Task directions
Exactly as written, write out the lines below from the first to the one containing "Chart.register(...registerables);", inclusive. Pictures do not belong in the copy.

Dataset excerpt
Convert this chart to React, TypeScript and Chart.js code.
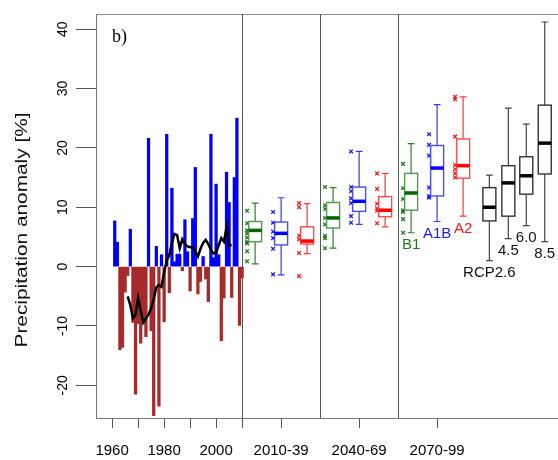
import React, { useEffect, useRef } from 'react';
import { Chart, registerables } from 'chart.js';

Chart.register(...registerables);

// ---------- data ----------
const years = [
  1961, 1962, 1963, 1964, 1965, 1966, 1967, 1968, 1969, 1970,
  1971, 1972, 1973, 1974, 1975, 1976, 1977, 1978, 1979, 1980,
  1981, 1982, 1983, 1984, 1985, 1986, 1987, 1988, 1989, 1990,
  1991, 1992, 1993, 1994, 1995, 1996, 1997, 1998, 1999, 2000,
  2001, 2002, 2003, 2004, 2005, 2006, 2007, 2008, 2009, 2010,
];
const anomaly = [
  7.7, 4.1, -14.0, -13.6, -4.3, -1.5, 6.3, -9.4, -21.5, -9.6,
  -12.9, -9.6, -11.8, 21.6, -10.8, -25.1, 3.4, -23.5, 2.0, -9.3,
  22.3, -4.4, 13.2, 0.8, 2.1, 2.1, -0.7, 7.9, 2.5, -4.1,
  8.1, 16.7, -4.6, -2.5, 1.7, -2.1, -5.9, 22.3, 1.5, 13.9,
  2.0, -12.5, -5.3, 15.9, 10.8, -5.2, 15.0, 25.0, -9.9, -1.9,
];
const meanYears = [
  1966, 1967, 1968, 1969, 1970, 1971, 1972, 1973, 1974, 1975,
  1976, 1977, 1978, 1979, 1980, 1981, 1982, 1983, 1984, 1985,
  1986, 1987, 1988, 1989, 1990, 1991, 1992, 1993, 1994, 1995,
  1996, 1997, 1998, 1999, 2000, 2001, 2002, 2003, 2004, 2005, 2006,
];
const runningMean = [
  -5.0, -6.5, -8.7, -8.1, -5.3, -7.5, -9.4, -8.7, -8.1, -7.0,
  -5.5, -3.5, -3.1, -3.4, -1.0, 1.0, 2.0, 4.0, 5.5, 5.3,
  3.1, 4.6, 3.8, 3.4, 3.3, 3.1, 2.6, 1.7, 3.0, 4.0,
  4.5, 3.8, 2.8, 2.2, 2.4, 3.6, 4.8, 4.2, 6.6, 3.6, 3.6,
];

const periods = ['2010-39', '2040-69', '2070-99'];
const periodCenters = [2025, 2055, 2085];
const periodBounds = [2010, 2040, 2070];

const histTickYears = [1960, 1970, 1980, 1990, 2000, 2010];
const histTickLabels = ['1960', '', '1980', '', '2000', ''];
const yTicks = [-20, -10, 0, 10, 20, 30, 40];

const scenarios = ['B1', 'A1B', 'A2'];
// [lower whisker, q1, median, q3, upper whisker] per period
const b1Stats = [
  [0.45, 4.2, 6.1, 7.6, 10.7],
  [3.1, 6.5, 8.2, 10.8, 13.3],
  [5.7, 9.5, 12.4, 15.7, 20.7],
];
const a1bStats = [
  [-1.4, 3.65, 5.6, 7.5, 11.6],
  [7.1, 9.3, 11.0, 13.4, 19.4],
  [7.6, 11.9, 16.6, 20.4, 27.3],
];
const a2Stats = [
  [2.2, 3.8, 4.3, 6.7, 10.6],
  [6.7, 8.4, 9.5, 11.8, 15.7],
  [8.5, 14.9, 17.0, 21.5, 28.6],
];
const b1Points = [
  [9.4, 7.3, 6.1, 5.6, 4.9, 4.2, 3.9, 2.6, 0.9],
  [13.4, 10.3, 9.7, 8.2, 7.1, 5.2, 4.8, 3.1],
  [17.3, 13.2, 11.4, 9.5, 9.2, 8.0, 5.7],
];
const a1bPoints = [
  [9.2, 7.4, 5.9, 4.8, 3.0, -1.3],
  [19.4, 13.4, 12.7, 11.5, 10.7, 8.5, 7.4],
  [22.3, 20.5, 18.7, 13.3, 11.9, 11.6],
];
const a2Points = [
  [10.7, 10.0, 5.2, 4.6, 2.3, -1.6],
  [15.7, 13.1, 10.6, 9.8, 9.4, 7.3],
  [28.6, 28.2, 21.9, 17.1, 16.4, 15.7, 15.0],
];
const rcpLabels = ['RCP2.6', '4.5', '6.0', '8.5'];
const rcpStats = [
  [1.0, 7.7, 10.0, 13.3, 15.4],
  [4.7, 8.5, 14.1, 17.0, 26.7],
  [6.9, 12.2, 15.3, 18.5, 24.0],
  [4.2, 15.6, 20.8, 27.2, 41.2],
];

// ---------- layout / style ----------
const SCEN_OFFSET = [-10, 0, 10]; // years from period centre
const RCP_OFFSET = [20.1, 27.4, 34.3, 41.4]; // years from last period centre
const BOX_HALF = 2.5;
const CAP_HALF = 1.3;
const POINT_SHIFT = -3.1;
const SCEN_STYLE = [
  { main: '#006400', box: '#4c9a4c', whisk: '#2f7f2f', pt: '#1f7a1f', label: '#1f7a1f' },
  { main: '#0000ff', box: '#4a4aff', whisk: '#3838ff', pt: '#2020ee', label: '#1a1aff' },
  { main: '#ff0000', box: '#ff4a4a', whisk: '#ff3838', pt: '#ee2020', label: '#ff1a1a' },
];
const RCP_STYLE = { main: '#000000', box: '#333333', whisk: '#444444', label: '#111111' };
const FONT = '"Liberation Sans", Arial, sans-serif';

const allStats = [b1Stats, a1bStats, a2Stats];
const allPoints = [b1Points, a1bPoints, a2Points];

function drawBox(chart: any, xv: number, s: number[], st: any) {
  const ctx = chart.ctx;
  const xs = chart.scales.x;
  const ys = chart.scales.y;
  const cx = xs.getPixelForValue(xv);
  const l = xs.getPixelForValue(xv - BOX_HALF);
  const r = xs.getPixelForValue(xv + BOX_HALF);
  const cl = xs.getPixelForValue(xv - CAP_HALF);
  const cr = xs.getPixelForValue(xv + CAP_HALF);
  const [lo, q1, med, q3, hi] = s.map((v) => ys.getPixelForValue(v));
  ctx.save();
  ctx.lineWidth = 1.2;
  ctx.strokeStyle = st.whisk;
  ctx.beginPath();
  ctx.moveTo(cx, q3);
  ctx.lineTo(cx, hi);
  ctx.moveTo(cx, q1);
  ctx.lineTo(cx, lo);
  ctx.moveTo(cl, hi);
  ctx.lineTo(cr, hi);
  ctx.moveTo(cl, lo);
  ctx.lineTo(cr, lo);
  ctx.stroke();
  ctx.fillStyle = '#ffffff';
  ctx.fillRect(l, q3, r - l, q1 - q3);
  ctx.lineWidth = 1.4;
  ctx.strokeStyle = st.box;
  ctx.strokeRect(l, q3, r - l, q1 - q3);
  ctx.lineWidth = 3.5;
  ctx.strokeStyle = st.main;
  ctx.beginPath();
  ctx.moveTo(l, med);
  ctx.lineTo(r, med);
  ctx.stroke();
  ctx.restore();
}

function drawLabel(chart: any, xv: number, lowVal: number, text: string, color: string) {
  const ctx = chart.ctx;
  const x = chart.scales.x.getPixelForValue(xv);
  const y = chart.scales.y.getPixelForValue(lowVal) + 12.5;
  ctx.save();
  ctx.font = `15px ${FONT}`;
  ctx.fillStyle = color;
  ctx.textAlign = 'center';
  ctx.textBaseline = 'middle';
  ctx.fillText(text, x, y);
  ctx.restore();
}

const decorPlugin = {
  id: 'decor',
  beforeDatasetsDraw(chart: any) {
    const { ctx, chartArea } = chart;
    const xs = chart.scales.x;
    ctx.save();
    ctx.lineWidth = 1;
    ctx.strokeStyle = '#888888';
    ctx.beginPath();
    ctx.moveTo(chartArea.left, chartArea.top + 0.5);
    ctx.lineTo(chartArea.right, chartArea.top + 0.5);
    ctx.stroke();
    ctx.strokeStyle = '#555555';
    periodBounds.forEach((b) => {
      const x = Math.round(xs.getPixelForValue(b)) + 0.5;
      ctx.beginPath();
      ctx.moveTo(x, chartArea.top);
      ctx.lineTo(x, chartArea.bottom);
      ctx.stroke();
    });
    ctx.restore();
  },
  afterDatasetsDraw(chart: any) {
    periodCenters.forEach((c, p) => {
      scenarios.forEach((name, k) => {
        drawBox(chart, c + SCEN_OFFSET[k], allStats[k][p], SCEN_STYLE[k]);
        if (p === periodCenters.length - 1) {
          drawLabel(chart, c + SCEN_OFFSET[k], allStats[k][p][0], name, SCEN_STYLE[k].label);
        }
      });
    });
    const last = periodCenters[periodCenters.length - 1];
    rcpStats.forEach((s, i) => {
      drawBox(chart, last + RCP_OFFSET[i], s, RCP_STYLE);
      drawLabel(chart, last + RCP_OFFSET[i], s[0], rcpLabels[i], RCP_STYLE.label);
    });
  },
  afterDraw(chart: any) {
    const ctx = chart.ctx;
    const ys = chart.scales.y;
    ctx.save();
    ctx.fillStyle = '#000000';
    ctx.font = `14px ${FONT}`;
    ctx.textAlign = 'center';
    ctx.textBaseline = 'middle';
    yTicks.forEach((v) => {
      const y = ys.getPixelForValue(v);
      ctx.save();
      ctx.translate(63, y);
      ctx.rotate(-Math.PI / 2);
      ctx.fillText(String(v), 0, 0);
      ctx.restore();
    });
    // axis title
    ctx.save();
    ctx.font = `16px ${FONT}`;
    ctx.fillStyle = '#111111';
    ctx.translate(23, 230);
    ctx.rotate(-Math.PI / 2);
    const w = ctx.measureText('Precipitation anomaly [%]').width;
    ctx.scale(235 / w, 1);
    ctx.fillText('Precipitation anomaly [%]', 0, 0);
    ctx.restore();
    // panel tag
    ctx.font = '18px "Liberation Serif", "DejaVu Serif", serif';
    ctx.textAlign = 'left';
    ctx.textBaseline = 'alphabetic';
    ctx.fillStyle = '#000000';
    ctx.fillText('b)', 112, 42);
    ctx.restore();
  },
};

export default function App() {
  const ref = useRef<HTMLCanvasElement | null>(null);

  useEffect(() => {
    if (!ref.current) return;
    const xTickValues = [...histTickYears, ...periodCenters];
    const xTickText = [...histTickLabels, ...periods];

    const pointSets = scenarios.map((name, k) => ({
      type: 'line' as const,
      label: name + ' members',
      showLine: false,
      order: 1,
      data: periodCenters.flatMap((c, p) =>
        allPoints[k][p].map((v) => ({ x: c + SCEN_OFFSET[k] + POINT_SHIFT, y: v }))
      ),
      pointStyle: 'crossRot',
      pointRadius: 2.6,
      pointBorderWidth: 1.3,
      borderColor: SCEN_STYLE[k].pt,
      backgroundColor: SCEN_STYLE[k].pt,
    }));

    const chart = new Chart(ref.current, {
      type: 'bar',
      data: {
        datasets: [
          {
            type: 'line',
            label: 'running mean',
            order: 0,
            data: meanYears.map((y, i) => ({ x: y, y: runningMean[i] })),
            borderColor: '#000000',
            borderWidth: 2.5,
            pointRadius: 0,
            tension: 0,
          },
          ...pointSets,
          {
            type: 'bar',
            label: 'anomaly',
            order: 2,
            data: years.map((y, i) => ({ x: y, y: anomaly[i] })),
            backgroundColor: anomaly.map((v) => (v >= 0 ? '#0000ff' : '#a52a2a')),
            barPercentage: 1,
            categoryPercentage: 1,
            borderWidth: 0,
          },
        ] as any,
      },
      options: {
        animation: false,
        responsive: false,
        devicePixelRatio: 1,
        layout: { autoPadding: false, padding: { top: 14, left: 0, right: 0, bottom: 0 } },
        plugins: { legend: { display: false }, tooltip: { enabled: false } },
        scales: {
          x: {
            type: 'linear',
            offset: false,
            min: 1953.8,
            max: 2131.5,
            afterBuildTicks: (s: any) => {
              s.ticks = xTickValues.map((v) => ({ value: v }));
            },
            afterFit: (s: any) => {
              s.height = 42;
            },
            grid: { drawOnChartArea: false, drawTicks: true, tickLength: 10, color: '#555555', offset: false },
            border: { display: true, color: '#777777' },
            ticks: {
              autoSkip: false,
              maxRotation: 0,
              minRotation: 0,
              padding: 14,
              color: '#000000',
              font: { size: 15, family: FONT },
              callback: (v: any) => {
                const i = xTickValues.indexOf(Number(v));
                return i >= 0 ? xTickText[i] : '';
              },
            },
          },
          y: {
            type: 'linear',
            min: -25.5,
            max: 42.55,
            afterBuildTicks: (s: any) => {
              s.ticks = yTicks.map((v) => ({ value: v }));
            },
            afterFit: (s: any) => {
              s.width = 96;
            },
            grid: { drawOnChartArea: false, drawTicks: true, tickLength: 20, color: '#555555' },
            border: { display: true, color: '#777777' },
            ticks: { padding: 0, callback: () => '' },
          },
        },
      } as any,
      plugins: [decorPlugin],
    });
    return () => chart.destroy();
  }, []);

  return (
    <div style={{ position: 'fixed', left: 0, top: 0, width: 558, height: 460, background: '#ffffff' }}>
      <canvas ref={ref} width={558} height={460} style={{ width: 558, height: 460, display: 'block' }} />
    </div>
  );
}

Answer to this problem
Convert this chart to React, TypeScript and Chart.js code.
import React, { useEffect, useRef } from 'react';
import { Chart, registerables } from 'chart.js';

Chart.register(...registerables);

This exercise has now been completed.